Of these top brands, only private label and Dreyer’s Edy’s standard brand lost ground during the period. These numbers are from IRI’s F/D/MX channel which includes food, drugstores, and mass merchandisers other than Wal-Mart. 


Meanwhile in the yogurt case, the monster brand is Dannon’s Activia. Sure that 800% dollar growth is skewed by the brand’s newness, but just the fact that Activia has scaled its way up into the top five in a little over of year is pretty amazing.

Light brands from Yoplait and Dannon continue to perform well too, and Stonyfield Farm, one of the world’s most successful natural and organic brands, shows no signs of slowing after nearly 25 years, with dollar sales growing by more than 20% for the period.

Of course yogurt may be dairy’s least mature category, and one that, by definition, responds well to innovative product development. The overall category was up 6.0% in dollar sales for the period.
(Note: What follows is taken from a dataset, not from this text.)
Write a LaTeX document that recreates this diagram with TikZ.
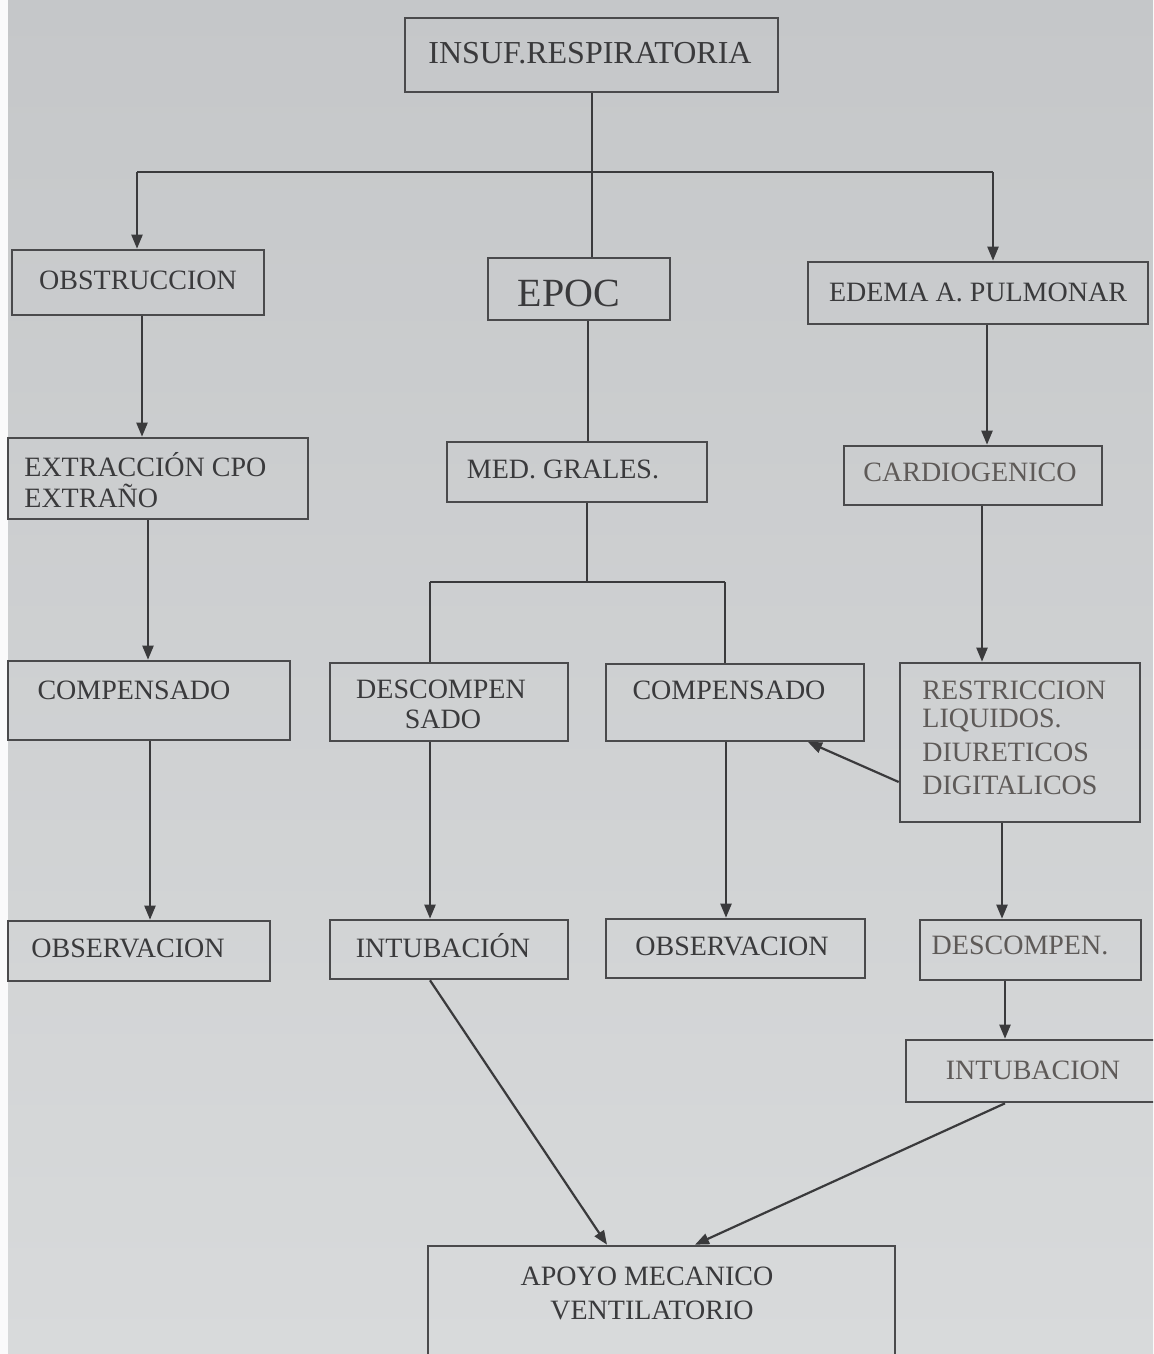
\documentclass[tikz,border=0pt]{standalone}
\usepackage{fontspec}
\setmainfont{Liberation Serif}
\usetikzlibrary{arrows.meta}
\definecolor{bgtop}{HTML}{C5C7C9}
\definecolor{bgbot}{HTML}{D8DADB}
\definecolor{ink}{HTML}{3A3A3C}
\definecolor{edge}{HTML}{4A4A4C}
\definecolor{soft}{HTML}{5E5A58}
\tikzset{
  box/.style={draw=edge, line width=1.3pt, rectangle, inner sep=0pt},
  txt/.style={text=ink, font=\fontsize{14}{16}\selectfont, inner sep=0pt, align=center},
  txtl/.style={text=ink, font=\fontsize{14}{16}\selectfont, inner sep=0pt, align=left, anchor=west},
  conn/.style={draw=ink, line width=1.1pt},
  arr/.style={conn, -{Triangle[length=7pt,width=5.5pt]}}
}
\begin{document}
\begin{tikzpicture}[x=0.5pt,y=-0.5pt]
\useasboundingbox (0,0) rectangle (1153,1354);
\shade[top color=bgtop, bottom color=bgbot] (0,0) rectangle (1153,1354);
\fill[white!92!bgtop] (0,0) rectangle (8,1354);
\begin{scope}
\clip (0,0) rectangle (1153,1354);
% boxes
\node[box, minimum width=186.5pt, minimum height=37pt] (insuf) at (591.5,55) {};
\node[txt, font=\fontsize{16}{18}\selectfont] (insuf-t) at (590,53) {INSUF.RESPIRATORIA};

\node[box, minimum width=126pt, minimum height=32.5pt] (obs) at (138,282.5) {};
\node[txt] (obs-t) at (138,280) {OBSTRUCCION};

\node[box, minimum width=91pt, minimum height=31pt] (epoc) at (579,289) {};
\node[txt, font=\fontsize{20}{22}\selectfont] (epoc-t) at (569,293) {EPOC};

\node[box, minimum width=170pt, minimum height=31pt] (edema) at (978,293) {};
\node[txt] (edema-t) at (978,292) {EDEMA A. PULMONAR};

\node[box, minimum width=150pt, minimum height=40.5pt] (extr) at (158,478.5) {};
\node[txtl] (extr-t1) at (24,465) {EXTRACCIÓN CPO};
\node[txtl] (extr-t2) at (24,496) {EXTRAÑO};

\node[box, minimum width=130pt, minimum height=30pt] (med) at (577,472) {};
\node[txt] (med-t) at (563,469) {MED. GRALES.};

\node[box, minimum width=129pt, minimum height=29.5pt] (cardio) at (973,475.5) {};
\node[txt, text=soft] (cardio-t) at (970,472) {CARDIOGENICO};

\node[box, minimum width=141pt, minimum height=39.5pt] (compL) at (149,700.5) {};
\node[txt] (compL-t) at (134,690) {COMPENSADO};

\node[box, minimum width=119pt, minimum height=39pt] (descomp) at (449,702) {};
\node[txt] (descomp-t1) at (441,689) {DESCOMPEN};
\node[txt] (descomp-t2) at (443,719) {SADO};

\node[box, minimum width=129pt, minimum height=38.5pt] (compM) at (735,702.5) {};
\node[txt] (compM-t) at (729,690) {COMPENSADO};

\node[box, minimum width=120pt, minimum height=79.5pt] (restr) at (1020,742.5) {};
\node[txtl, text=soft] (restr-t1) at (922,690) {RESTRICCION};
\node[txtl, text=soft] (restr-t2) at (922,720) {LIQUIDOS.};
\node[txtl, text=soft] (restr-t3) at (922,752) {DIURETICOS};
\node[txtl, text=soft] (restr-t4) at (922,785) {DIGITALICOS};

\node[box, minimum width=131pt, minimum height=30pt] (obsL) at (139,951) {};
\node[txt] (obsL-t) at (128,948) {OBSERVACION};

\node[box, minimum width=119pt, minimum height=29.5pt] (intub) at (449,949.5) {};
\node[txt] (intub-t) at (443,946) {INTUBACIÓN};

\node[box, minimum width=129.5pt, minimum height=29.5pt] (obsM) at (735.5,948.5) {};
\node[txt] (obsM-t) at (732,946) {OBSERVACION};

\node[box, minimum width=110.5pt, minimum height=30pt] (descR) at (1030.5,950) {};
\node[txt, text=soft] (descR-t) at (1020,945) {DESCOMPEN.};

\node[box, minimum width=127pt, minimum height=31pt] (intubR) at (1033,1071) {};
\node[txt, text=soft] (intubR-t) at (1033,1070) {INTUBACION};

\node[box, minimum width=233.5pt, minimum height=62pt] (apoyo) at (661.5,1308) {};
\node[txt] (apoyo-t1) at (647,1276) {APOYO MECANICO};
\node[txt] (apoyo-t2) at (652,1310) {VENTILATORIO};

% x positions
\coordinate (jL) at (137,172);
\coordinate (jC) at (592,172);
\coordinate (jR) at (993,172);
\coordinate (x142) at (142,0);
\coordinate (x148) at (148,0);
\coordinate (x150) at (150,0);
\coordinate (x588) at (588,0);
\coordinate (x430) at (430,0);
\coordinate (x726) at (726,0);
\coordinate (x987) at (987,0);
\coordinate (x982) at (982,0);
\coordinate (x1002) at (1002,0);
\coordinate (x1005) at (1005,0);
\coordinate (sp) at (587,582);
\coordinate (spL) at (430,582);
\coordinate (spR) at (725,582);

% connectors
\draw[conn] (insuf.south -| jC) -- (epoc.north -| jC);
\draw[conn] (jL) -- (jR);
\draw[arr] (jL) -- (obs.north -| jL);
\draw[arr] (jR) -- (edema.north -| jR);
\draw[arr] (obs.south -| x142) -- (extr.north -| x142);
\draw[arr] (extr.south -| x148) -- (compL.north -| x148);
\draw[arr] (compL.south -| x150) -- (obsL.north -| x150);
\draw[conn] (epoc.south -| x588) -- (med.north -| x588);
\draw[conn] (med.south -| sp) -- (sp);
\draw[conn] (spL) -- (spR);
\draw[conn] (spL) -- (descomp.north -| spL);
\draw[conn] (spR) -- (compM.north -| spR);
\draw[arr] (descomp.south -| x430) -- (intub.north -| x430);
\draw[arr] (compM.south -| x726) -- (obsM.north -| x726);
\draw[arr] (edema.south -| x987) -- (cardio.north -| x987);
\draw[arr] (cardio.south -| x982) -- (restr.north -| x982);
\draw[arr] (restr.west |- 0,782) -- (808,742);
\draw[arr] (restr.south -| x1002) -- (descR.north -| x1002);
\draw[arr] (descR.south -| x1005) -- (intubR.north -| x1005);
\draw[arr] (intub.south -| x430) -- (apoyo.north -| 607,0);
\draw[arr] (intubR.south -| x1005) -- (apoyo.north -| 695,0);
\end{scope}
\end{tikzpicture}
\end{document}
Milk sales have made a real turnaround in the last year, and looking at IRI’s numbers, which do not include food service or convenience, we see more of the same in the first quarter of 2007. Unit sales have been in the black for two consecutive quarters, after several quarters of lessening declines. Dollar sales are growing, too. Some of the dollar sales increase appears to be related to higher prices, which could impact unit sales. In fact, unit sales grew less in the Q1 than in Q4 2006.

In the cheese category, natural cheese continues to show growth at retail. Overall natural cheese sales grew by more than 4% by dollar and unit measures, in the Q1, according to IRI. For the 52 weeks ended March 25, unit sales jumped nearly 6%.

Unit sales of natural slices were up more than 15% during that time and unit and dollar sales of natural crumbles skyrocketed—both grew nearly 20%. That leveled off considerably however in Q1, with unit sales of crumbles going nearly flat compared to the same quarter in 2006.